Exploiting Vulnerabilities: Universal Adversarial Attacks on Vision-Language-Action Models in Robotics
Songhua Yang, Ziyu Liu, Yuanwei Liu, Xuetao Li, Xuanye Fei, He Huang, Zheng WANG, Miao Li
AI summary
Problem
VLA models are increasingly used for direct physical control but lack systematic security evaluations, leaving them highly vulnerable to adversarial attacks that traditional methods cannot address.
Approach
The authors propose a Universal Adversarial Object (UAO) generated via a black-box, multi-level optimization framework that simultaneously disrupts trajectory planning, task execution, and motion control to create a physically realizable, viewpoint-robust attack.
Key results
- Reduces average task success rates by 31.2%-39.9% across 13 tasks for Pi0 and RDT models
- Drives success rates to near zero (1.9%-2.1%) in complex environments
- Achieves 81.4%-82.2% sim-to-real transfer rate on a physical dual-arm robot
- Maintains effectiveness even when visible in only a single camera view
Why it matters
Highlights critical security vulnerabilities in emerging VLA robotics systems, emphasizing the urgent need for robust adversarial training and safety protocols before real-world deployment.
Abstract
Recently, Vision-Language-Action (VLA) models have revolutionized robotic manipulation by seamlessly inte- grating visual perception, language understanding, and action generation in an end-to-end learning framework.

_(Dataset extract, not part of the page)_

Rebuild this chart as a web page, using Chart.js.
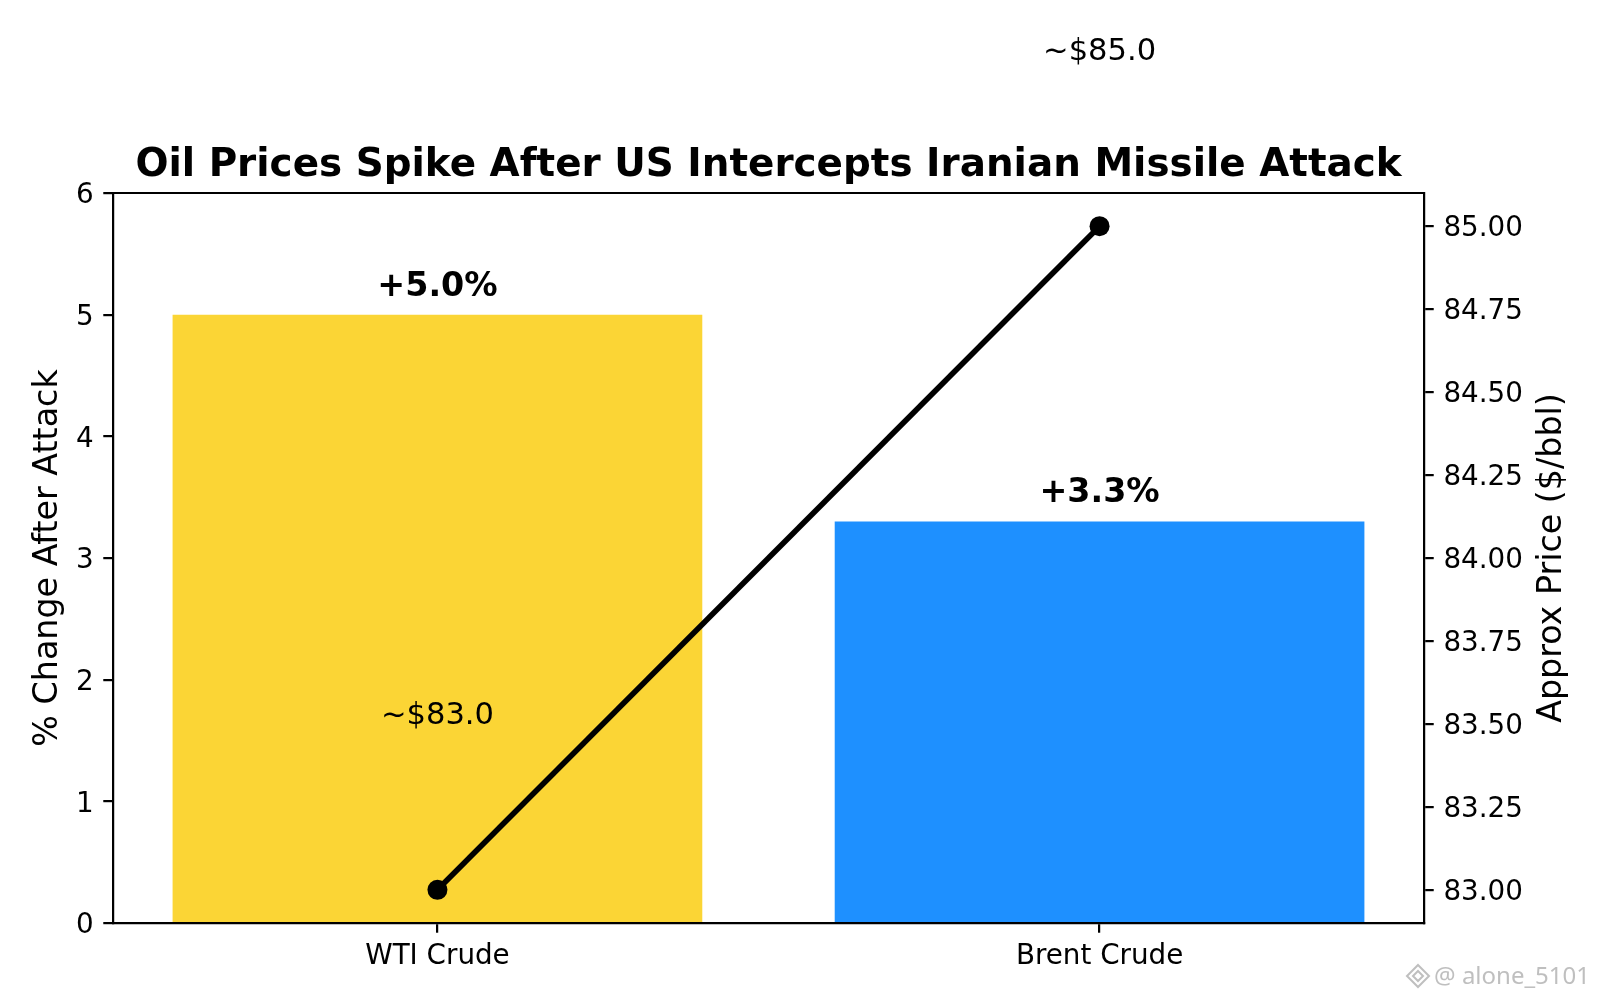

However, since these models are designed to interact directly with the physical world and humans, their security is critical, and even small vulnerabilities can lead to catastrophic failures. In this work, we propose the Universal Adversarial Object, a sphere with optimized surface texture that significantly degrades task success rates when placed within the robot’s field of view. Specifically, our approach introduces a multi-level attack framework that jointly disrupts trajectory planning, task execution, and action control. We validate our method in both simulated and real-world robotic settings. Experimental results demonstrate that the adversarial object reduces the average task success rates by 31.2%-39.9% for two representative VLA models (Pi0 and RDT), with success rates dropping to near zero in complex scenarios.